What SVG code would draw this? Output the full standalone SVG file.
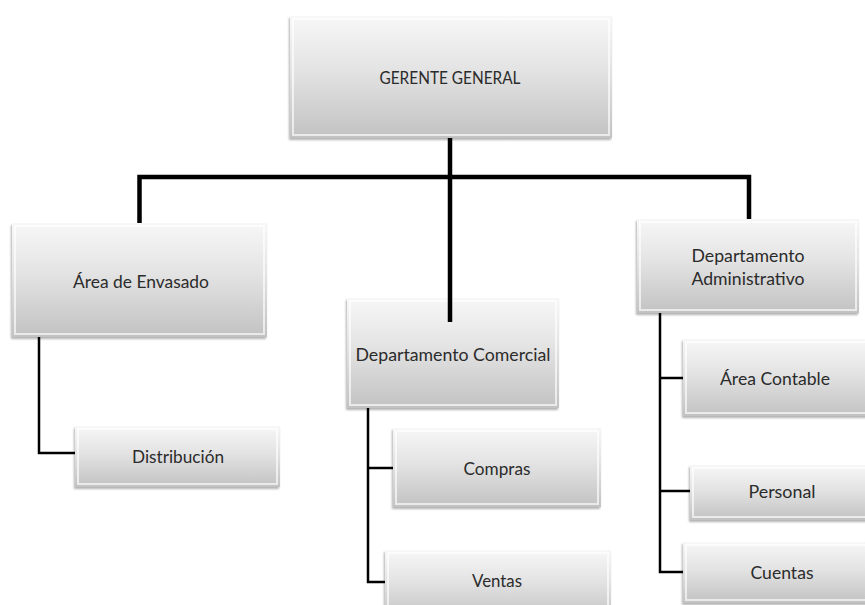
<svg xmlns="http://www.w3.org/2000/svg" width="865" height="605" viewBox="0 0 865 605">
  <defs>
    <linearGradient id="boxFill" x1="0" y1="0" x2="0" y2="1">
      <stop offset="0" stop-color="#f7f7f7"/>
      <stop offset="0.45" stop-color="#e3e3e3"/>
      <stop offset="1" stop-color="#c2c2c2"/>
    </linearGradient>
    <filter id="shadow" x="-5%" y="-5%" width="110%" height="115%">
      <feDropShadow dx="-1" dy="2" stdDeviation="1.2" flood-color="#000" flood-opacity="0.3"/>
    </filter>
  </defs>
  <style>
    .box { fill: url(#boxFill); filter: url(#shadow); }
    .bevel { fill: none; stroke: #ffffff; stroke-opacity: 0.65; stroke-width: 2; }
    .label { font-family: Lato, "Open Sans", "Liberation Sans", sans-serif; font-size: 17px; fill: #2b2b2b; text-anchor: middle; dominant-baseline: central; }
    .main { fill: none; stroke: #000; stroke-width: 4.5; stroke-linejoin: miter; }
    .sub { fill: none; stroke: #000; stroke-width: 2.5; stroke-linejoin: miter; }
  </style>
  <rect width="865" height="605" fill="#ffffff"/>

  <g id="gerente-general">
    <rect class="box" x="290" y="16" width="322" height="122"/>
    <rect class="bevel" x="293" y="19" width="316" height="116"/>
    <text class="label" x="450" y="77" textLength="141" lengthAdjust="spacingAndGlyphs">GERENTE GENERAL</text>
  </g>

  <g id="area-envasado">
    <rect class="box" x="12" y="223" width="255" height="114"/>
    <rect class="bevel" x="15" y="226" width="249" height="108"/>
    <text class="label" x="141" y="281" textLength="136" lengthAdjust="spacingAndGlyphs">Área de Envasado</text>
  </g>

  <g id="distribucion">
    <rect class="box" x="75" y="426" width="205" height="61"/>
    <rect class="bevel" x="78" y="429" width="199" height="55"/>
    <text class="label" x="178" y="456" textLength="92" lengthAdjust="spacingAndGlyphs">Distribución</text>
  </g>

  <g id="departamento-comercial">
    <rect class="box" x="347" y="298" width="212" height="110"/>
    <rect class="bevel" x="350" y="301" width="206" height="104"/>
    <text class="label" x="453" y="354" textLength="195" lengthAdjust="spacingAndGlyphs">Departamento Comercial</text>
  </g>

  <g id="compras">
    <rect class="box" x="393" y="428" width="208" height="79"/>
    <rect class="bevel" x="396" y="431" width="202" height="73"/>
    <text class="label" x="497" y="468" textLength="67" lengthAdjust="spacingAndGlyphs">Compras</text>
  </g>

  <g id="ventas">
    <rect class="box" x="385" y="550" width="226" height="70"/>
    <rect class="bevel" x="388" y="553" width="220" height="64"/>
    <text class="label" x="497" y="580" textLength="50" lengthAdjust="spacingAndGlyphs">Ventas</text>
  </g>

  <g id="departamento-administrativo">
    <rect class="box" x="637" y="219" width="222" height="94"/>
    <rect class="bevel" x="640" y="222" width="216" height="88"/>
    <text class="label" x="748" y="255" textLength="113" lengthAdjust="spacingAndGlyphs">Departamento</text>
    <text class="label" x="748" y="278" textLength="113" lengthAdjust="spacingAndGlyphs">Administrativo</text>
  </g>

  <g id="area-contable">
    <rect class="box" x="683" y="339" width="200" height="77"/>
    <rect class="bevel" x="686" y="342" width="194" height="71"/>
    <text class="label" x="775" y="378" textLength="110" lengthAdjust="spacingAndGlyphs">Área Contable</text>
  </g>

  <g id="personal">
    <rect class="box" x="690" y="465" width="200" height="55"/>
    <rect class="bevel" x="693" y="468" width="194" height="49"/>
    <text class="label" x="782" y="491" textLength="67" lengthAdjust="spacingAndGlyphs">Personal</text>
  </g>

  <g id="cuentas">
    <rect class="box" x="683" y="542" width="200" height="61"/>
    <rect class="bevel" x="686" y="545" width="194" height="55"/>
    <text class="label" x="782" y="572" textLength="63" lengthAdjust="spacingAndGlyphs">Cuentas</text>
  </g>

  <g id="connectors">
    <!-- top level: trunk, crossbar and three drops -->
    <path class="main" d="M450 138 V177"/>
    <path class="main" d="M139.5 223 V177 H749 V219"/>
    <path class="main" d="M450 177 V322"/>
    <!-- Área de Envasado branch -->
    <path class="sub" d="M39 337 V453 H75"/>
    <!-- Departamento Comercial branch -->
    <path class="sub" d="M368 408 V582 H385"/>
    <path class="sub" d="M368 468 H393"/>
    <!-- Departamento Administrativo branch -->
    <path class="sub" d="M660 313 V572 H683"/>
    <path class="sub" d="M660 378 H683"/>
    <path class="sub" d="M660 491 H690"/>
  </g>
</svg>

### [DIRECTIONS FOR THIS TASK]
Without the pictures, print the whole listing exactly as given.

### [RESULT FOR THIS EXERCISE]
What SVG code would draw this? Output the full standalone SVG file.
<svg xmlns="http://www.w3.org/2000/svg" width="865" height="605" viewBox="0 0 865 605">
  <defs>
    <linearGradient id="boxFill" x1="0" y1="0" x2="0" y2="1">
      <stop offset="0" stop-color="#f7f7f7"/>
      <stop offset="0.45" stop-color="#e3e3e3"/>
      <stop offset="1" stop-color="#c2c2c2"/>
    </linearGradient>
    <filter id="shadow" x="-5%" y="-5%" width="110%" height="115%">
      <feDropShadow dx="-1" dy="2" stdDeviation="1.2" flood-color="#000" flood-opacity="0.3"/>
    </filter>
  </defs>
  <style>
    .box { fill: url(#boxFill); filter: url(#shadow); }
    .bevel { fill: none; stroke: #ffffff; stroke-opacity: 0.65; stroke-width: 2; }
    .label { font-family: Lato, "Open Sans", "Liberation Sans", sans-serif; font-size: 17px; fill: #2b2b2b; text-anchor: middle; dominant-baseline: central; }
    .main { fill: none; stroke: #000; stroke-width: 4.5; stroke-linejoin: miter; }
    .sub { fill: none; stroke: #000; stroke-width: 2.5; stroke-linejoin: miter; }
  </style>
  <rect width="865" height="605" fill="#ffffff"/>

  <g id="gerente-general">
    <rect class="box" x="290" y="16" width="322" height="122"/>
    <rect class="bevel" x="293" y="19" width="316" height="116"/>
    <text class="label" x="450" y="77" textLength="141" lengthAdjust="spacingAndGlyphs">GERENTE GENERAL</text>
  </g>

  <g id="area-envasado">
    <rect class="box" x="12" y="223" width="255" height="114"/>
    <rect class="bevel" x="15" y="226" width="249" height="108"/>
    <text class="label" x="141" y="281" textLength="136" lengthAdjust="spacingAndGlyphs">Área de Envasado</text>
  </g>

  <g id="distribucion">
    <rect class="box" x="75" y="426" width="205" height="61"/>
    <rect class="bevel" x="78" y="429" width="199" height="55"/>
    <text class="label" x="178" y="456" textLength="92" lengthAdjust="spacingAndGlyphs">Distribución</text>
  </g>

  <g id="departamento-comercial">
    <rect class="box" x="347" y="298" width="212" height="110"/>
    <rect class="bevel" x="350" y="301" width="206" height="104"/>
    <text class="label" x="453" y="354" textLength="195" lengthAdjust="spacingAndGlyphs">Departamento Comercial</text>
  </g>

  <g id="compras">
    <rect class="box" x="393" y="428" width="208" height="79"/>
    <rect class="bevel" x="396" y="431" width="202" height="73"/>
    <text class="label" x="497" y="468" textLength="67" lengthAdjust="spacingAndGlyphs">Compras</text>
  </g>

  <g id="ventas">
    <rect class="box" x="385" y="550" width="226" height="70"/>
    <rect class="bevel" x="388" y="553" width="220" height="64"/>
    <text class="label" x="497" y="580" textLength="50" lengthAdjust="spacingAndGlyphs">Ventas</text>
  </g>

  <g id="departamento-administrativo">
    <rect class="box" x="637" y="219" width="222" height="94"/>
    <rect class="bevel" x="640" y="222" width="216" height="88"/>
    <text class="label" x="748" y="255" textLength="113" lengthAdjust="spacingAndGlyphs">Departamento</text>
    <text class="label" x="748" y="278" textLength="113" lengthAdjust="spacingAndGlyphs">Administrativo</text>
  </g>

  <g id="area-contable">
    <rect class="box" x="683" y="339" width="200" height="77"/>
    <rect class="bevel" x="686" y="342" width="194" height="71"/>
    <text class="label" x="775" y="378" textLength="110" lengthAdjust="spacingAndGlyphs">Área Contable</text>
  </g>

  <g id="personal">
    <rect class="box" x="690" y="465" width="200" height="55"/>
    <rect class="bevel" x="693" y="468" width="194" height="49"/>
    <text class="label" x="782" y="491" textLength="67" lengthAdjust="spacingAndGlyphs">Personal</text>
  </g>

  <g id="cuentas">
    <rect class="box" x="683" y="542" width="200" height="61"/>
    <rect class="bevel" x="686" y="545" width="194" height="55"/>
    <text class="label" x="782" y="572" textLength="63" lengthAdjust="spacingAndGlyphs">Cuentas</text>
  </g>

  <g id="connectors">
    <!-- top level: trunk, crossbar and three drops -->
    <path class="main" d="M450 138 V177"/>
    <path class="main" d="M139.5 223 V177 H749 V219"/>
    <path class="main" d="M450 177 V322"/>
    <!-- Área de Envasado branch -->
    <path class="sub" d="M39 337 V453 H75"/>
    <!-- Departamento Comercial branch -->
    <path class="sub" d="M368 408 V582 H385"/>
    <path class="sub" d="M368 468 H393"/>
    <!-- Departamento Administrativo branch -->
    <path class="sub" d="M660 313 V572 H683"/>
    <path class="sub" d="M660 378 H683"/>
    <path class="sub" d="M660 491 H690"/>
  </g>
</svg>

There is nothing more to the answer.